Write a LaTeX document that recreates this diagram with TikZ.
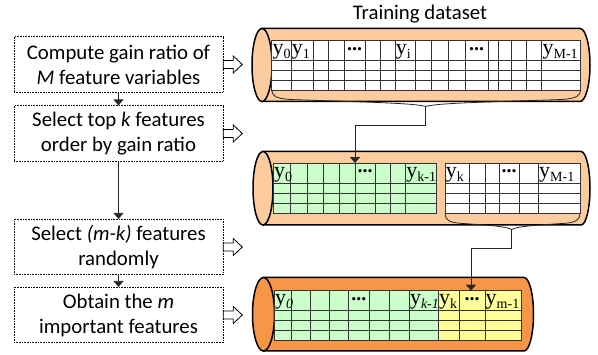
\documentclass[tikz,border=0pt]{standalone}
\usepackage{fontspec}
\setmainfont{Carlito}
\newfontfamily\serifY{Liberation Serif}
\usetikzlibrary{arrows.meta,calc}
\definecolor{lorange}{HTML}{FCCC9E}
\definecolor{dorange}{HTML}{F79646}
\definecolor{lgreen}{HTML}{CCFFCC}
\definecolor{lyellow}{HTML}{FFFF99}
\newcommand\yl[1]{{\serifY\fontsize{22}{22}\selectfont y\raisebox{-0.3ex}{\fontsize{14}{14}\selectfont #1}}}
\newcommand\ddd{{\serifY\fontsize{20}{20}\selectfont\textbf{...}}}
\tikzset{
  box/.style={draw, densely dotted, line width=0.6pt, minimum width=209pt, minimum height=55.5pt, inner sep=0pt, align=center, font=\fontsize{20.8}{25}\selectfont},
  flow/.style={draw=black!85, line width=0.8pt, -{Triangle[width=10pt,length=6pt]}},
  hollow/.style={draw=black, line width=0.8pt, fill=white},
  cylline/.style={draw=black, line width=1.5pt},
  grid/.style={draw=black!80, line width=0.8pt},
  lab/.style={anchor=base west, inner sep=0pt},
  dots/.style={anchor=base, inner sep=0pt},
  brace/.style={draw=black!85, line width=0.8pt},
  area/.style={inner sep=0pt, draw=none}
}
\begin{document}
\begin{tikzpicture}[x=1pt,y=-1pt]
\useasboundingbox (0,0) rectangle (598,355);

% ---- left process boxes
\node[box] (b1) at (118.5,64.5) {Compute gain ratio of\\\textit{M} feature variables};
\node[box] (b2) at (118.5,133.5) {Select top \textit{k} features\\order by gain ratio};
\node[box] (b3) at (118.5,247) {Select \textit{(m-k)} features\\randomly};
\node[box] (b4) at (118.5,315) {Obtain the \textit{m}\\important features};
\draw[flow] (b1.south) -- (b2.north);
\draw[flow] (b2.south) -- (b3.north);
\draw[flow] (b3.south) -- (b4.north);
\foreach \b in {b1,b2,b3,b4}{
  \draw[hollow] ($(\b.east)+(0,-4)$) -- ++(10,0) -- ++(0,-4.5) -- ++(9,8.5) -- ++(-9,8.5) -- ++(0,-4.5) -- ++(-10,0) -- cycle;
}

% ---- title
\node[font=\fontsize{20.8}{25}\selectfont, inner sep=0pt] (title) at (420,14) {Training dataset};

% ---- cylinder 1
\draw[cylline, fill=lorange] (262,28.5) -- (580,28.5) arc[start angle=-90,end angle=90,x radius=10,y radius=36.5] -- (262,101.5) -- cycle;
\draw[cylline, fill=lorange] (262,65) ellipse [x radius=10, y radius=36.5];
% table 1
\node[area, minimum width=309pt, minimum height=49.3pt] (t1) at (426.2,65.35) {};
\fill[white] (271.7,40.7) rectangle (580.7,90);
\foreach \yy in {60,70,80} \draw[grid] (271.7,\yy) -- (580.7,\yy);
\foreach \xx in {291,313.3,328.3,344,365,380,395,415.7,431.7,448.3,465,488.3,498.3,511.7,526.7,541.7} \draw[grid] (\xx,40.7) -- (\xx,90);
\draw[grid] (271.7,40.7) rectangle (580.7,90);
\node[lab] at (272.4,55) {\yl{0}};
\node[lab] at (291.7,55) {\yl{1}};
\node[dots] at (354.5,50.5) {\ddd};
\node[lab] at (395.7,55) {\yl{i}};
\node[dots] at (476.6,50.5) {\ddd};
\node[lab] at (542.4,55) {\yl{M-1}};
% brace 1
\coordinate (br1) at (425.7,106.5);
\draw[brace] (271.7,90) .. controls (272,96) and (276,98.5) .. (290,99.5) .. controls (360,102) and (415,103) .. (br1);
\draw[brace] (580.7,90) .. controls (580.4,96) and (576,98.5) .. (562,99.5) .. controls (490,102) and (436,103) .. (br1);

% ---- cylinder 2
\draw[cylline, fill=lorange] (263,151.5) -- (581,151.5) arc[start angle=-90,end angle=90,x radius=9,y radius=36.75] -- (263,225) -- cycle;
\draw[cylline, fill=lorange] (263,188.25) ellipse [x radius=10, y radius=36.75];
% table 2 green
\node[area, minimum width=163.4pt, minimum height=50pt] (t2g) at (355,188.3) {};
\fill[lgreen] (273.3,163.3) rectangle (436.7,213.3);
\foreach \yy in {183.3,193.3,203.3} \draw[grid] (273.3,\yy) -- (436.7,\yy);
\foreach \xx in {290.7,307.7,323.3,339.3,355,375,390.7,405.7} \draw[grid] (\xx,163.3) -- (\xx,213.3);
\draw[grid] (273.3,163.3) rectangle (436.7,213.3);
\node[lab] at (274,178) {\yl{0}};
\node[dots] at (365,173) {\ddd};
\node[lab] at (406.2,178) {\yl{k-1}};
% table 2 white
\node[area, minimum width=135pt, minimum height=50pt] (t2w) at (512.5,188.3) {};
\fill[white] (445,163.3) rectangle (580,213.3);
\foreach \yy in {183.3,193.3,203.3} \draw[grid] (445,\yy) -- (580,\yy);
\foreach \xx in {469,485,499,519.3,538.3} \draw[grid] (\xx,163.3) -- (\xx,213.3);
\draw[grid] (445,163.3) rectangle (580,213.3);
\node[lab] at (445.7,178) {\yl{k}};
\node[dots] at (509.2,173) {\ddd};
\node[lab] at (539,178) {\yl{M-1}};
% brace 2
\coordinate (br2) at (511.7,229.5);
\draw[brace] (445,213.3) .. controls (445,219.5) and (449,222.5) .. (460,223.3) .. controls (485,225) and (505,226) .. (br2);
\draw[brace] (580,213.3) .. controls (580,219.5) and (576,222.5) .. (565,223.3) .. controls (540,225) and (518,226) .. (br2);

% connector 1
\draw[flow] (br1) -- ++(0,19.2) -| (t2g.north);

% ---- cylinder 3
\draw[cylline, fill=dorange] (263.5,277.5) -- (524,277.5) arc[start angle=-90,end angle=90,x radius=9.5,y radius=36.75] -- (263.5,351) -- cycle;
\draw[cylline, fill=dorange] (263.5,314.25) ellipse [x radius=11, y radius=36.75];
% table 3
\node[area, minimum width=247.4pt, minimum height=49.3pt] (t3) at (398,315.35) {};
\fill[lgreen] (274.3,290.7) rectangle (438.3,340);
\fill[lyellow] (438.3,290.7) rectangle (521.7,340);
\foreach \yy in {310,320,330} \draw[grid] (274.3,\yy) -- (521.7,\yy);
\foreach \xx in {291.7,310.7,329.3,348.3,369.3,389.3,409.3,438.3,459.3,485} \draw[grid] (\xx,290.7) -- (\xx,340);
\draw[grid] (274.3,290.7) rectangle (521.7,340);
\node[lab] at (275,305) {\yl{\textit{0}}};
\node[dots] at (358.8,300.5) {\ddd};
\node[lab] at (409.8,305) {\yl{\textit{k-1}}};
\node[lab] at (438.8,305) {\yl{k}};
\node[dots] at (472.2,300.5) {\ddd};
\node[lab] at (485.5,305) {\yl{m-1}};
\coordinate (in3) at (471,290.7);

% connector 2
\draw[flow] (br2) -- ++(0,18.8) -| (in3);
\end{tikzpicture}
\end{document}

- _Aim of the task_: Without the pictures, write out the whole listing above exactly as it appears.

- _The result_:
Write a LaTeX document that recreates this diagram with TikZ.
\documentclass[tikz,border=0pt]{standalone}
\usepackage{fontspec}
\setmainfont{Carlito}
\newfontfamily\serifY{Liberation Serif}
\usetikzlibrary{arrows.meta,calc}
\definecolor{lorange}{HTML}{FCCC9E}
\definecolor{dorange}{HTML}{F79646}
\definecolor{lgreen}{HTML}{CCFFCC}
\definecolor{lyellow}{HTML}{FFFF99}
\newcommand\yl[1]{{\serifY\fontsize{22}{22}\selectfont y\raisebox{-0.3ex}{\fontsize{14}{14}\selectfont #1}}}
\newcommand\ddd{{\serifY\fontsize{20}{20}\selectfont\textbf{...}}}
\tikzset{
  box/.style={draw, densely dotted, line width=0.6pt, minimum width=209pt, minimum height=55.5pt, inner sep=0pt, align=center, font=\fontsize{20.8}{25}\selectfont},
  flow/.style={draw=black!85, line width=0.8pt, -{Triangle[width=10pt,length=6pt]}},
  hollow/.style={draw=black, line width=0.8pt, fill=white},
  cylline/.style={draw=black, line width=1.5pt},
  grid/.style={draw=black!80, line width=0.8pt},
  lab/.style={anchor=base west, inner sep=0pt},
  dots/.style={anchor=base, inner sep=0pt},
  brace/.style={draw=black!85, line width=0.8pt},
  area/.style={inner sep=0pt, draw=none}
}
\begin{document}
\begin{tikzpicture}[x=1pt,y=-1pt]
\useasboundingbox (0,0) rectangle (598,355);

% ---- left process boxes
\node[box] (b1) at (118.5,64.5) {Compute gain ratio of\\\textit{M} feature variables};
\node[box] (b2) at (118.5,133.5) {Select top \textit{k} features\\order by gain ratio};
\node[box] (b3) at (118.5,247) {Select \textit{(m-k)} features\\randomly};
\node[box] (b4) at (118.5,315) {Obtain the \textit{m}\\important features};
\draw[flow] (b1.south) -- (b2.north);
\draw[flow] (b2.south) -- (b3.north);
\draw[flow] (b3.south) -- (b4.north);
\foreach \b in {b1,b2,b3,b4}{
  \draw[hollow] ($(\b.east)+(0,-4)$) -- ++(10,0) -- ++(0,-4.5) -- ++(9,8.5) -- ++(-9,8.5) -- ++(0,-4.5) -- ++(-10,0) -- cycle;
}

% ---- title
\node[font=\fontsize{20.8}{25}\selectfont, inner sep=0pt] (title) at (420,14) {Training dataset};

% ---- cylinder 1
\draw[cylline, fill=lorange] (262,28.5) -- (580,28.5) arc[start angle=-90,end angle=90,x radius=10,y radius=36.5] -- (262,101.5) -- cycle;
\draw[cylline, fill=lorange] (262,65) ellipse [x radius=10, y radius=36.5];
% table 1
\node[area, minimum width=309pt, minimum height=49.3pt] (t1) at (426.2,65.35) {};
\fill[white] (271.7,40.7) rectangle (580.7,90);
\foreach \yy in {60,70,80} \draw[grid] (271.7,\yy) -- (580.7,\yy);
\foreach \xx in {291,313.3,328.3,344,365,380,395,415.7,431.7,448.3,465,488.3,498.3,511.7,526.7,541.7} \draw[grid] (\xx,40.7) -- (\xx,90);
\draw[grid] (271.7,40.7) rectangle (580.7,90);
\node[lab] at (272.4,55) {\yl{0}};
\node[lab] at (291.7,55) {\yl{1}};
\node[dots] at (354.5,50.5) {\ddd};
\node[lab] at (395.7,55) {\yl{i}};
\node[dots] at (476.6,50.5) {\ddd};
\node[lab] at (542.4,55) {\yl{M-1}};
% brace 1
\coordinate (br1) at (425.7,106.5);
\draw[brace] (271.7,90) .. controls (272,96) and (276,98.5) .. (290,99.5) .. controls (360,102) and (415,103) .. (br1);
\draw[brace] (580.7,90) .. controls (580.4,96) and (576,98.5) .. (562,99.5) .. controls (490,102) and (436,103) .. (br1);

% ---- cylinder 2
\draw[cylline, fill=lorange] (263,151.5) -- (581,151.5) arc[start angle=-90,end angle=90,x radius=9,y radius=36.75] -- (263,225) -- cycle;
\draw[cylline, fill=lorange] (263,188.25) ellipse [x radius=10, y radius=36.75];
% table 2 green
\node[area, minimum width=163.4pt, minimum height=50pt] (t2g) at (355,188.3) {};
\fill[lgreen] (273.3,163.3) rectangle (436.7,213.3);
\foreach \yy in {183.3,193.3,203.3} \draw[grid] (273.3,\yy) -- (436.7,\yy);
\foreach \xx in {290.7,307.7,323.3,339.3,355,375,390.7,405.7} \draw[grid] (\xx,163.3) -- (\xx,213.3);
\draw[grid] (273.3,163.3) rectangle (436.7,213.3);
\node[lab] at (274,178) {\yl{0}};
\node[dots] at (365,173) {\ddd};
\node[lab] at (406.2,178) {\yl{k-1}};
% table 2 white
\node[area, minimum width=135pt, minimum height=50pt] (t2w) at (512.5,188.3) {};
\fill[white] (445,163.3) rectangle (580,213.3);
\foreach \yy in {183.3,193.3,203.3} \draw[grid] (445,\yy) -- (580,\yy);
\foreach \xx in {469,485,499,519.3,538.3} \draw[grid] (\xx,163.3) -- (\xx,213.3);
\draw[grid] (445,163.3) rectangle (580,213.3);
\node[lab] at (445.7,178) {\yl{k}};
\node[dots] at (509.2,173) {\ddd};
\node[lab] at (539,178) {\yl{M-1}};
% brace 2
\coordinate (br2) at (511.7,229.5);
\draw[brace] (445,213.3) .. controls (445,219.5) and (449,222.5) .. (460,223.3) .. controls (485,225) and (505,226) .. (br2);
\draw[brace] (580,213.3) .. controls (580,219.5) and (576,222.5) .. (565,223.3) .. controls (540,225) and (518,226) .. (br2);

% connector 1
\draw[flow] (br1) -- ++(0,19.2) -| (t2g.north);

% ---- cylinder 3
\draw[cylline, fill=dorange] (263.5,277.5) -- (524,277.5) arc[start angle=-90,end angle=90,x radius=9.5,y radius=36.75] -- (263.5,351) -- cycle;
\draw[cylline, fill=dorange] (263.5,314.25) ellipse [x radius=11, y radius=36.75];
% table 3
\node[area, minimum width=247.4pt, minimum height=49.3pt] (t3) at (398,315.35) {};
\fill[lgreen] (274.3,290.7) rectangle (438.3,340);
\fill[lyellow] (438.3,290.7) rectangle (521.7,340);
\foreach \yy in {310,320,330} \draw[grid] (274.3,\yy) -- (521.7,\yy);
\foreach \xx in {291.7,310.7,329.3,348.3,369.3,389.3,409.3,438.3,459.3,485} \draw[grid] (\xx,290.7) -- (\xx,340);
\draw[grid] (274.3,290.7) rectangle (521.7,340);
\node[lab] at (275,305) {\yl{\textit{0}}};
\node[dots] at (358.8,300.5) {\ddd};
\node[lab] at (409.8,305) {\yl{\textit{k-1}}};
\node[lab] at (438.8,305) {\yl{k}};
\node[dots] at (472.2,300.5) {\ddd};
\node[lab] at (485.5,305) {\yl{m-1}};
\coordinate (in3) at (471,290.7);

% connector 2
\draw[flow] (br2) -- ++(0,18.8) -| (in3);
\end{tikzpicture}
\end{document}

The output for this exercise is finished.